The first part of this paper provides some empirical evidence on the patterns of growth
in countries hit by the banking crisis. Specifically, we examine whether the banking crisis
accompanies changes in medium or long term growth rates and, if so, whether the changes
in growth are mainly driven by the changes in TFPG or by the changes in the pace of input
accumulation. It is found that per worker GDP growth lacks persistency over the banking
crises, suggesting that high-growth countries could become low-growth countries, and vice
versa, as they go through the crises. Growth accounting exercise shows that the changes in
growth are mainly driven by the changes in TFPG. This conclusion holds regardless of
whether we view that the changes in capital stock are induced by the changes in total factor
productivity or not. The implications are as follows. First, although predicting post-crisis
growth based on pre-crisis growth might not be easy, it might be more fruitful to direct
research efforts to understanding why TFPG changes, rather than why the pace of input
accumulation changes, in order to understand post-crisis growth outcome. Second, the
policies that are important in determining post-crisis growth outcome are likely to be the
ones that can explain the changes in medium or long term TFPG. Viewed in this way, the
findings of this paper seem at least consistent with the hypothesis that structural reforms
matter in post-crisis growth.
The second part of the paper focuses on bankruptcy policy among the potentially
important determinants of TFPG in Korea. Specifically, we attempt to examine empirically
the effect of the post-crisis bankruptcy policy reform on the efficiency in resource allocation.
In the analysis, we focus on the policy reform in the court-administered bankruptcy system.
By using firm-level data, the paper shows that the post-crisis reform on the courtadministered
bankruptcy system made economic efficiency criterion replace social or
political criterion in selecting target firms for rehabilitation procedures.
This kind of change in the way the court-administered bankruptcy system works has
far-reaching consequences. It is because, for the pre-bankruptcy informal arrangements,
one of the most effective disciplines comes from the discipline in the court-administered
bankruptcy procedures. Except for the small-sized firms with simple capital structure, the
court-administered bankruptcy procedures would be usually the last stages for ailing firms
to resort to if the interested parties could not agree on the pre-bankruptcy informal
arrangements for corporate restructuring. Therefore, in out-of-court administered
settlements, the interested parties’ incentives would be directly affected by the structure of
court-administered bankruptcy settlements.
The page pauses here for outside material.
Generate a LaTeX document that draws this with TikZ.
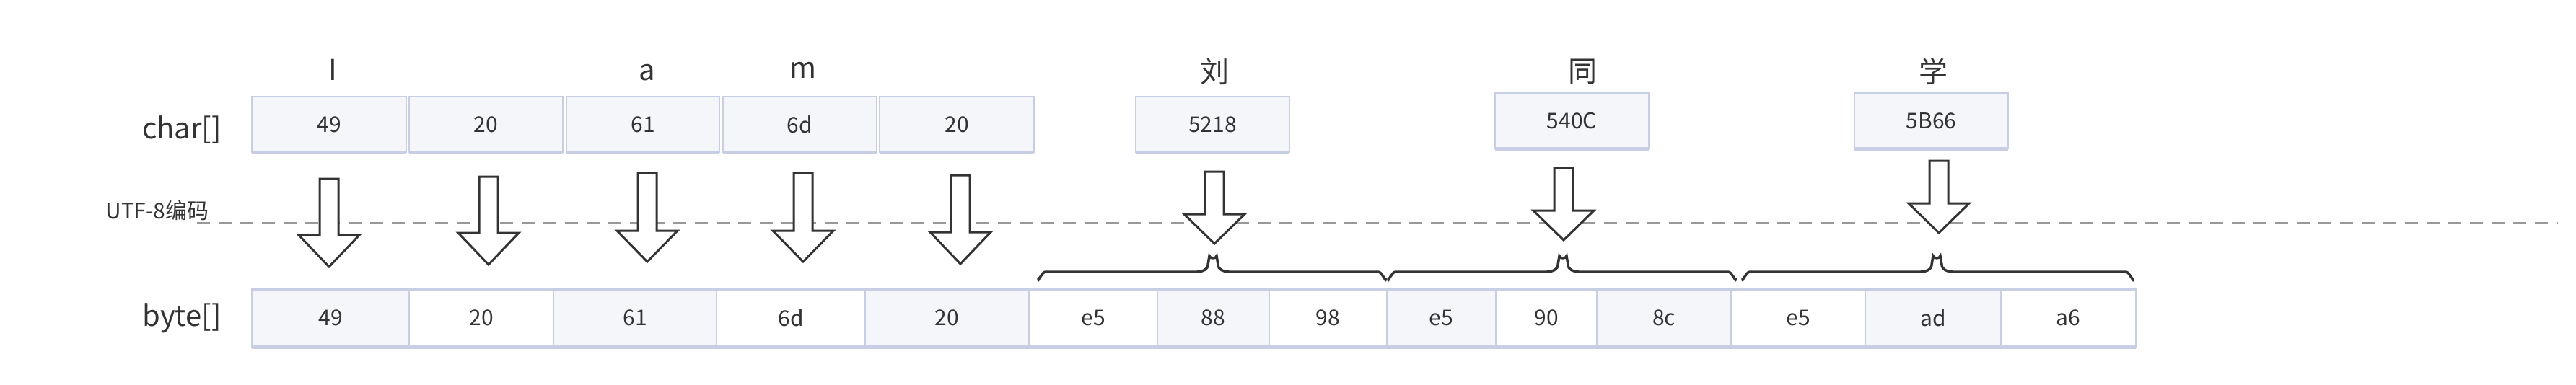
\documentclass[tikz,border=0pt]{standalone}
\usepackage{fontspec}
\setmainfont{Noto Sans CJK SC}
\begin{document}
\begin{tikzpicture}[x=1pt,y=-1pt,
  cellf/.style={draw=none,fill=cellfill},
  txt/.style={font=\fontsize{30}{30}\selectfont,text=txtc,inner sep=0pt},
  lbl/.style={font=\fontsize{40}{40}\selectfont,text=txtc,inner sep=0pt},
  blk/.style={draw=arrc,line width=3pt,fill=white,line join=miter},
  brc/.style={draw=arrc,line width=3.5pt}]
\definecolor{cellfill}{HTML}{F5F6FA}
\definecolor{cellline}{HTML}{C8CEE3}
\definecolor{txtc}{HTML}{333333}
\definecolor{arrc}{HTML}{333333}
\useasboundingbox (0,0) rectangle (3570,533);
% dashed line
\draw[draw=gray!80,line width=3pt,dash pattern=on 18pt off 12pt] (273,309) -- (3545,309);
\node[font=\fontsize{30}{30}\selectfont,text=txtc,inner sep=0pt] (utf) at (218,292) {UTF-8编码};
% labels
\node[lbl] (lc) at (252,180) {char[]};
\node[lbl] (lb) at (252,441) {byte[]};
% char boxes
\newcommand{\cbox}[6]{%
  \fill[cellfill] (#1,#3) rectangle (#2,#4);
  \draw[cellline,line width=2pt] (#1,#3) rectangle (#2,#4);
  \draw[cellline,line width=5pt] (#1,#4) -- (#2,#4);
  \node[txt] (#5) at ({(#1+#2)/2},{(#3+#4)/2}) {#6};}
\cbox{349}{563}{134}{211}{c1}{49}
\cbox{567}{780}{134}{211}{c2}{20}
\cbox{785}{997}{134}{211}{c3}{61}
\cbox{1002}{1215}{134}{211}{c4}{6d}
\cbox{1219}{1433}{134}{211}{c5}{20}
\cbox{1574}{1787}{134}{211}{c6}{5218}
\cbox{2072}{2285}{129}{206}{c7}{540C}
\cbox{2570}{2783}{129}{206}{c8}{5B66}
% characters
\node[lbl] (t1) at (461,97) {I};
\node[lbl] (t3) at (897,101) {a};
\node[lbl] (t4) at (1113,97) {m};
\node[lbl] (t6) at (1683,99) {刘};
\node[lbl] (t7) at (2193,99) {同};
\node[lbl] (t8) at (2679,99) {学};
% block arrows: center, top, headstart, tip
\newcommand{\barrow}[4]{%
  \draw[blk] ({#1-13},#2) -- ({#1+13},#2) -- ({#1+13},#3) -- ({#1+42},#3) -- (#1,#4) -- ({#1-42},#3) -- ({#1-13},#3) -- cycle;}
\barrow{456}{248}{326}{370}
\barrow{677}{245}{323}{367}
\barrow{897}{240}{320}{363}
\barrow{1113}{240}{320}{363}
\barrow{1331}{243}{322}{366}
\barrow{1683}{238}{297}{338}
\barrow{2167}{233}{292}{333}
\barrow{2687}{223}{282}{323}
% braces
\newcommand{\cbrace}[3]{%
  \draw[brc,line cap=round] (#1,389) -- (#1,386) to[out=-90,in=180] ({#1+10},377) -- ({#3-22},377) to[out=0,in=-90] ({#3-7},367) -- ({#3-5},355) to[out=-90,in=-90] ({#3+5},355) -- ({#3+7},367) to[out=-90,in=180] ({#3+22},377) -- ({#2-10},377) to[out=0,in=-90] (#2,386) -- (#2,389);}
\cbrace{1439}{1920}{1681}
\cbrace{1924}{2405}{2166}
\cbrace{2415}{2956}{2684}
% byte row
\newcommand{\bbox}[5]{%
  \ifnum#5=1 \fill[cellfill] (#1,401) rectangle (#2,481);\fi
  \draw[cellline,line width=2pt] (#1,401) rectangle (#2,481);
  \node[txt] (#3) at ({(#1+#2)/2},441) {#4};}
\bbox{349}{567}{b1}{49}{1}
\bbox{567}{767}{b2}{20}{0}
\bbox{767}{993}{b3}{61}{1}
\bbox{993}{1199}{b4}{6d}{0}
\bbox{1199}{1426}{b5}{20}{1}
\bbox{1426}{1604}{b6}{e5}{0}
\bbox{1604}{1759}{b7}{88}{1}
\bbox{1759}{1922}{b8}{98}{0}
\bbox{1922}{2073}{b9}{e5}{1}
\bbox{2073}{2213}{b10}{90}{0}
\bbox{2213}{2399}{b11}{8c}{1}
\bbox{2399}{2585}{b12}{e5}{0}
\bbox{2585}{2773}{b13}{ad}{1}
\bbox{2773}{2960}{b14}{a6}{0}
\draw[cellline,line width=5pt] (349,401) -- (2960,401);
\draw[cellline,line width=5pt] (349,481) -- (2960,481);
\end{tikzpicture}
\end{document}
Although this paper focused exclusively on bankruptcy policy reform as one
determinant of post-crisis TFPG performance, there might also be other important policies
or institutional factors that are potentially important for understanding movements of
TFPG. In this sense, it is still premature to make a bold prediction about post-crisis growth
in Korea. With this caveat in mind, we believe one should not overlook the important
changes in the area of bankruptcy policy after the crisis when projecting the future growth
of the Korean economy. Lastly we should bear in mind that the full-fledged effect of the
bankruptcy policy reform is likely to be realized over the longer run, in as much as the
bankruptcy policy affects the dynamic efficiency of resource reallocation.